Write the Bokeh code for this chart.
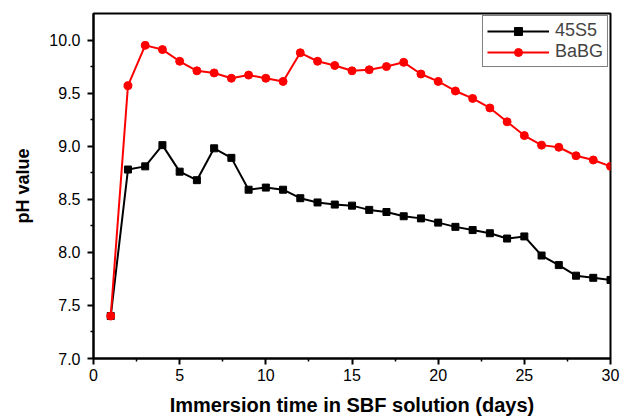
from bokeh.plotting import figure
from bokeh.models import FixedTicker, Range1d
from bokeh.embed import file_html
from bokeh.resources import INLINE

# Immersion time (days) and measured pH of the SBF solution
days = list(range(1, 31))
ph_45s5 = [7.40, 8.78, 8.81, 9.01, 8.76, 8.68, 8.98, 8.89, 8.59, 8.61,
           8.59, 8.51, 8.47, 8.45, 8.44, 8.40, 8.38, 8.34, 8.32, 8.28,
           8.24, 8.21, 8.18, 8.13, 8.15, 7.97, 7.88, 7.78, 7.76, 7.74]
ph_babg = [7.40, 9.57, 9.95, 9.91, 9.80, 9.71, 9.69, 9.64, 9.67, 9.64,
           9.61, 9.88, 9.80, 9.76, 9.71, 9.72, 9.75, 9.79, 9.68, 9.61,
           9.52, 9.45, 9.36, 9.23, 9.10, 9.01, 8.99, 8.91, 8.87, 8.81]

x_ticks = [0, 5, 10, 15, 20, 25, 30]
y_ticks = [7.0, 7.5, 8.0, 8.5, 9.0, 9.5, 10.0]

FONT = "Liberation Sans"

p = figure(width=621, height=418, output_backend="svg", toolbar_location=None,
           x_range=Range1d(0, 30), y_range=Range1d(7.0, 10.25),
           min_border_left=93, min_border_right=11,
           min_border_top=13, min_border_bottom=60)

p.background_fill_color = "white"
p.border_fill_color = "white"
p.outline_line_color = "black"
p.outline_line_width = 2
p.xgrid.visible = False
p.ygrid.visible = False

p.line(days, ph_45s5, line_color="black", line_width=2, legend_label="45S5")
p.scatter(days, ph_45s5, marker="square", size=7, fill_color="black",
          line_color="black", legend_label="45S5")
p.line(days, ph_babg, line_color="red", line_width=2, legend_label="BaBG")
p.scatter(days, ph_babg, marker="circle", size=8, fill_color="red",
          line_color="red", legend_label="BaBG")

for ax in (p.xaxis[0], p.yaxis[0]):
    ax.axis_line_width = 2
    ax.axis_line_color = "black"
    ax.major_tick_line_width = 2
    ax.minor_tick_line_width = 1.5
    ax.major_tick_in = 0
    ax.major_tick_out = 6
    ax.minor_tick_in = 0
    ax.minor_tick_out = 3
    ax.major_label_text_font = FONT
    ax.major_label_text_font_size = "16px"
    ax.major_label_text_color = "black"
    ax.axis_label_text_font = FONT
    ax.axis_label_text_font_style = "bold"
    ax.axis_label_text_color = "black"

p.xaxis.axis_label_text_font_size = "20px"
p.yaxis.axis_label_text_font_size = "18px"

p.xaxis.ticker = FixedTicker(ticks=x_ticks, minor_ticks=[2.5, 7.5, 12.5, 17.5, 22.5, 27.5])
p.yaxis.ticker = FixedTicker(ticks=y_ticks, minor_ticks=[7.25, 7.75, 8.25, 8.75, 9.25, 9.75])
p.yaxis.major_label_overrides = {t: f"{t:.1f}" for t in y_ticks}
p.xaxis.major_label_overrides = {t: str(t) for t in x_ticks}

p.xaxis.axis_label = "Immersion time in SBF solution (days)"
p.yaxis.axis_label = "pH value"
p.xaxis.major_label_standoff = 4
p.yaxis.major_label_standoff = 7
p.xaxis.axis_label_standoff = 10
p.yaxis.axis_label_standoff = 13

lg = p.legend[0]
lg.location = "top_right"
lg.margin = 2
lg.padding = 4
lg.spacing = 0
lg.glyph_width = 62
lg.label_standoff = 6
lg.label_text_font = FONT
lg.label_text_font_size = "18px"
lg.label_height = 20
lg.glyph_height = 20
lg.border_line_color = "black"
lg.border_line_width = 1
lg.background_fill_alpha = 1.0

open("out.html", "w").write(file_html(p, INLINE))
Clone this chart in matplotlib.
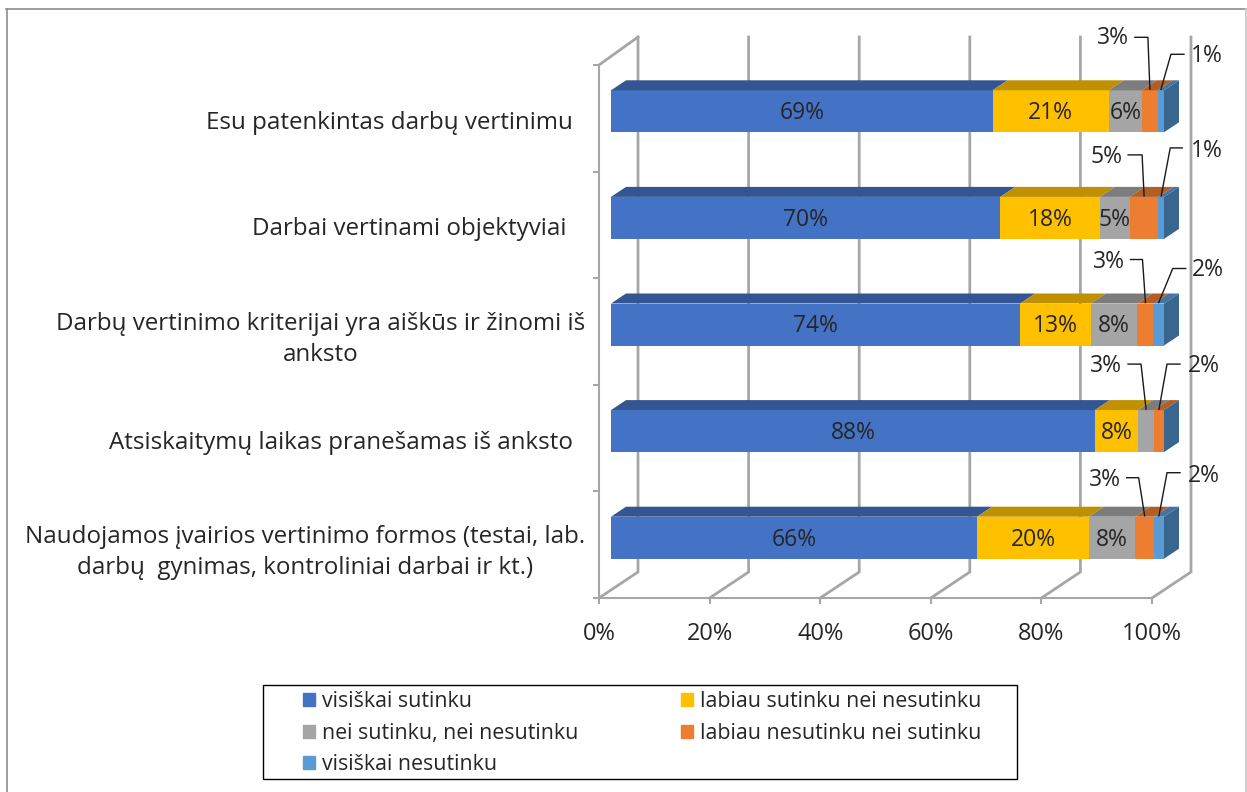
import matplotlib
matplotlib.use("Agg")
import matplotlib.pyplot as plt
from matplotlib.patches import Rectangle
from matplotlib.lines import Line2D

plt.rcParams['font.family'] = ['Open Sans', 'DejaVu Sans']

# data, top bar first
categories = [
    "Esu patenkintas darbų vertinimu",
    "Darbai vertinami objektyviai",
    "Darbų vertinimo kriterijai yra aiškūs ir žinomi iš\nanksto",
    "Atsiskaitymų laikas pranešamas iš anksto",
    "Naudojamos įvairios vertinimo formos (testai, lab.\ndarbų  gynimas, kontroliniai darbai ir kt.)",
]
series_names = [
    "visiškai sutinku",
    "labiau sutinku nei nesutinku",
    "nei sutinku, nei nesutinku",
    "labiau nesutinku nei sutinku",
    "visiškai nesutinku",
]
visiskai_sutinku = [69, 70.4, 74, 87.5, 66.2]
labiau_sutinku = [21, 18, 12.8, 7.8, 20.2]
nei_nei = [6, 5.4, 8.4, 2.9, 8.4]
labiau_nesutinku = [2.9, 5.2, 2.9, 1.8, 3.4]
visiskai_nesutinku = [1.1, 1, 1.9, 0, 1.8]
x_ticks = [0, 20, 40, 60, 80, 100]

# layout
W, H = 1247, 792
FG = "#262626"
GRID = "#A6A6A6"
FRONT = ["#4472C4", "#FFC000", "#A5A5A5", "#ED7D31", "#5B9BD5"]
TOP = ["#335693", "#BF9000", "#7C7C7C", "#B25E25", "#44749F"]
SIDE = "#38668E"

PX_X = 100 / 553   # one pixel in axis units
PX_Y = 5 / 533

BACK_X, BACK_Y = 39 * PX_X, 26 * PX_Y      # depth of the 3d box
BAR_SHIFT_X, BAR_SHIFT_Y = 12 * PX_X, 7 * PX_Y
BAR_DEPTH_X, BAR_DEPTH_Y = 15 * PX_X, 10 * PX_Y
BAR_H = 42 * PX_Y
WALL_TOP = 5 + 28 * PX_Y

# pad of each category label, in pixels
LABEL_PAD = [26, 32, 14, 26, 14]

# outside labels: (bar, segment): elbow dx, elbow up, start dx, label dx, label up
LEADERS = {
    (0, 3): (-2, 53, -15, -37, 52),
    (0, 4): (10, 36, 23, 46, 34),
    (1, 3): (-2, 42, -16, -38, 40),
    (1, 4): (9, 49, 21, 46, 46),
    (2, 3): (-3, 44, -15, -37, 41),
    (2, 4): (14, 35, 27, 49, 33),
    (3, 2): (-5, 46, -18, -40, 44),
    (3, 3): (8, 46, 21, 45, 44),
    (4, 3): (-6, 39, -18, -40, 37),
    (4, 4): (8, 44, 21, 45, 41),
}

fig = plt.figure(figsize=(W / 100, H / 100), dpi=100, facecolor="white")
ax = fig.add_axes([599 / W, (H - 598) / H, 553 / W, 533 / H])
ax.set_xlim(0, 100)
ax.set_ylim(0, 5)
ax.patch.set_visible(False)

# outer border of the screenshot
fig.add_artist(Line2D([6.5 / W, 6.5 / W], [0, 1 - 9 / H], color="#8C8C8C", lw=1.2))
fig.add_artist(Line2D([6 / W, 1], [1 - 9 / H, 1 - 9 / H], color="#8C8C8C", lw=1.2))
fig.add_artist(Line2D([1246 / W, 1246 / W], [0, 1 - 9 / H], color="#C8C8C8", lw=1.2))

# axes and walls
for side in ["top", "right"]:
    ax.spines[side].set_visible(False)
for side in ["left", "bottom"]:
    ax.spines[side].set_color(GRID)
    ax.spines[side].set_linewidth(1.5)

ax.set_xticks(x_ticks)
ax.set_xticklabels([f"{t}%" for t in x_ticks], fontsize=17, color=FG)
ax.tick_params(axis="x", length=4.5, width=1.5, color=GRID, pad=12.5)
ax.set_yticks(range(6))
ax.set_yticklabels([])
ax.tick_params(axis="y", which="major", length=4.5, width=1.5, color=GRID)

for t in x_ticks:
    ax.plot([t, t + BACK_X, t + BACK_X], [0, BACK_Y, WALL_TOP], color=GRID, lw=2,
            clip_on=False, zorder=1, solid_joinstyle="miter")
ax.plot([0, BACK_X], [5, WALL_TOP], color=GRID, lw=2, clip_on=False, zorder=1)

# category labels
y_pos = [4 - i + 0.485 for i in range(len(categories))]
ax.set_yticks(y_pos, minor=True)
ax.set_yticklabels(categories, minor=True, fontsize=17.4, color=FG,
                   multialignment="center", linespacing=1.38)
ax.tick_params(axis="y", which="minor", length=0)
for tick, pad in zip(ax.yaxis.get_minor_ticks(), LABEL_PAD):
    tick.set_pad(pad * 0.72)

# stacked 3d bars
all_series = [visiskai_sutinku, labiau_sutinku, nei_nei, labiau_nesutinku, visiskai_nesutinku]
for i in range(len(categories)):
    bottom = 4 - i + 0.5 + BAR_SHIFT_Y - BAR_H / 2
    top = bottom + BAR_H
    left = BAR_SHIFT_X
    for s, vals in enumerate(all_series):
        v = vals[i]
        if v == 0:
            continue
        ax.barh(bottom, v, height=BAR_H, left=left, align="edge", color=FRONT[s],
                edgecolor="none", clip_on=False, zorder=3)
        ax.fill([left, left + v, left + v + BAR_DEPTH_X, left + BAR_DEPTH_X],
                [top, top, top + BAR_DEPTH_Y, top + BAR_DEPTH_Y],
                color=TOP[s], lw=0, clip_on=False, zorder=3)
        mid = left + v / 2
        txt = f"{round(v)}%"
        if (i, s) in LEADERS:
            ex, ey, sx, lx, ly = LEADERS[(i, s)]
            ax.plot([mid + sx * PX_X, mid + ex * PX_X, mid],
                    [top + ey * PX_Y, top + ey * PX_Y, top + PX_Y],
                    color="#1A1A1A", lw=1, clip_on=False, zorder=5)
            ax.text(mid + lx * PX_X, top + ly * PX_Y, txt, fontsize=16.5, color=FG,
                    ha="center", va="center", clip_on=False, zorder=5)
        else:
            ax.text(mid, bottom + BAR_H / 2 - 2 * PX_Y, txt, fontsize=16.5, color=FG,
                    ha="center", va="center", zorder=5)
        left += v
    ax.fill([left, left + BAR_DEPTH_X, left + BAR_DEPTH_X, left],
            [bottom, bottom + BAR_DEPTH_Y, top + BAR_DEPTH_Y, top],
            color=SIDE, lw=0, clip_on=False, zorder=3)

# legend, frame drawn apart so that it can have its own size
fig.add_artist(Rectangle((263 / W, 1 - 779 / H), 754 / W, 94 / H, fill=False,
                         edgecolor="black", lw=1, transform=fig.transFigure))
handles = [Rectangle((0, 0), 1, 1, color=c) for c in FRONT]
order = [0, 2, 4, 1, 3]
fig.legend([handles[k] for k in order], [series_names[k] for k in order],
           loc="upper left", bbox_to_anchor=(288 / W, 1 - 676 / H), ncol=2, frameon=False,
           fontsize=15.4, labelcolor=FG, handlelength=0.55, handleheight=0.55,
           handletextpad=0.33, columnspacing=4.8, labelspacing=0.5, borderpad=0.2)

fig.savefig("out.png", dpi=100)
plt.close(fig)
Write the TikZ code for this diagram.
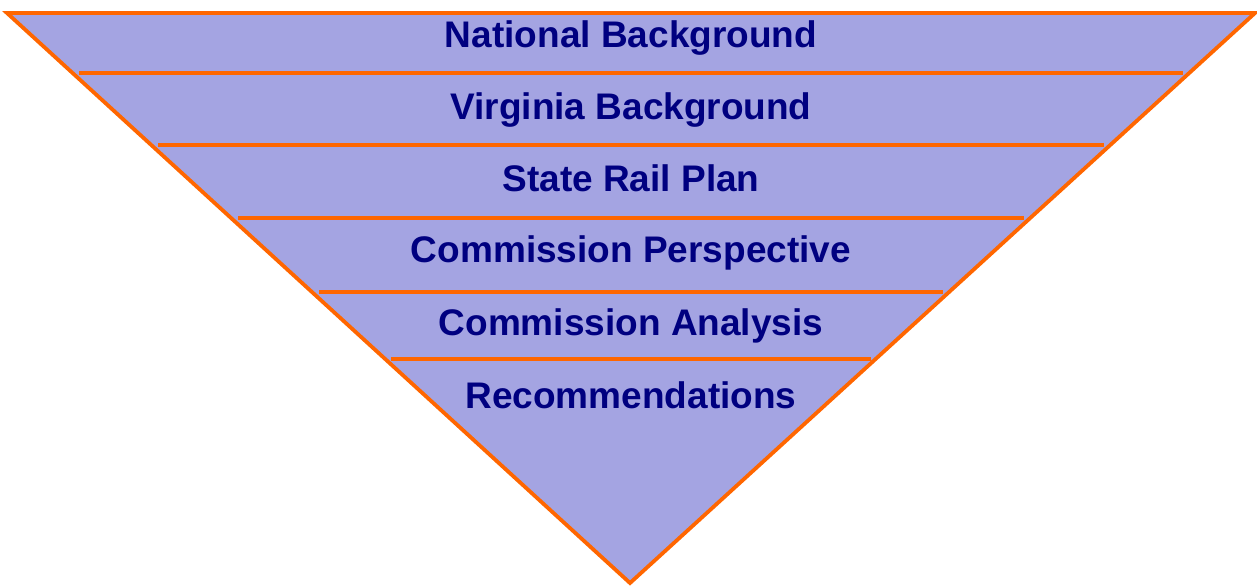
\documentclass[tikz,border=0pt]{standalone}
\usepackage{fontspec}
\setmainfont{Liberation Sans}
\usepackage{tikz}
\usetikzlibrary{positioning, calc}
\definecolor{funnelfill}{RGB}{164, 164, 226}
\definecolor{funnelline}{RGB}{255, 102, 0}
\definecolor{funneltext}{RGB}{0, 0, 128}

\begin{document}
\begin{tikzpicture}[x=0.5pt, y=-0.5pt,
    stage/.style={anchor=base, text=funneltext, font=\fontsize{18.5}{22}\selectfont\bfseries, inner sep=0pt},
    divider/.style={draw=funnelline, line width=1.8pt}]
        \useasboundingbox (0,0) rectangle (1257,585);
        
        \draw[fill=funnelfill, draw=funnelline, line width=1.9pt] (7,13) -- (1255,13) -- (630,583) -- cycle;
        
        \draw[divider] (79,73) -- (1183,73);
        \draw[divider] (158,145) -- (1104,145);
        \draw[divider] (238,218) -- (1024,218);
        \draw[divider] (319,292) -- (943,292);
        \draw[divider] (391,359) -- (871,359);
        
        \node[stage] (national) at (631,47) {National Background};
        \node[stage] (virginia) at (631,119) {Virginia Background};
        \node[stage] (railplan) at (631,191) {State Rail Plan};
        \node[stage] (perspective) at (631,262) {Commission Perspective};
        \node[stage] (analysis) at (631,335) {Commission Analysis};
        \node[stage] (recommend) at (631,408) {Recommendations};
    \end{tikzpicture}
\end{document}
++++++++++++++++++++
» Direction
With the pictures removed from your copy, retype the lines above from the one that contains "Write the TikZ code for this diagram." through the one that contains "(0,0) rectangle (1257,585);", exactly.

» Exercise response
Write the TikZ code for this diagram.
\documentclass[tikz,border=0pt]{standalone}
\usepackage{fontspec}
\setmainfont{Liberation Sans}
\usepackage{tikz}
\usetikzlibrary{positioning, calc}
\definecolor{funnelfill}{RGB}{164, 164, 226}
\definecolor{funnelline}{RGB}{255, 102, 0}
\definecolor{funneltext}{RGB}{0, 0, 128}

\begin{document}
\begin{tikzpicture}[x=0.5pt, y=-0.5pt,
    stage/.style={anchor=base, text=funneltext, font=\fontsize{18.5}{22}\selectfont\bfseries, inner sep=0pt},
    divider/.style={draw=funnelline, line width=1.8pt}]
        \useasboundingbox (0,0) rectangle (1257,585);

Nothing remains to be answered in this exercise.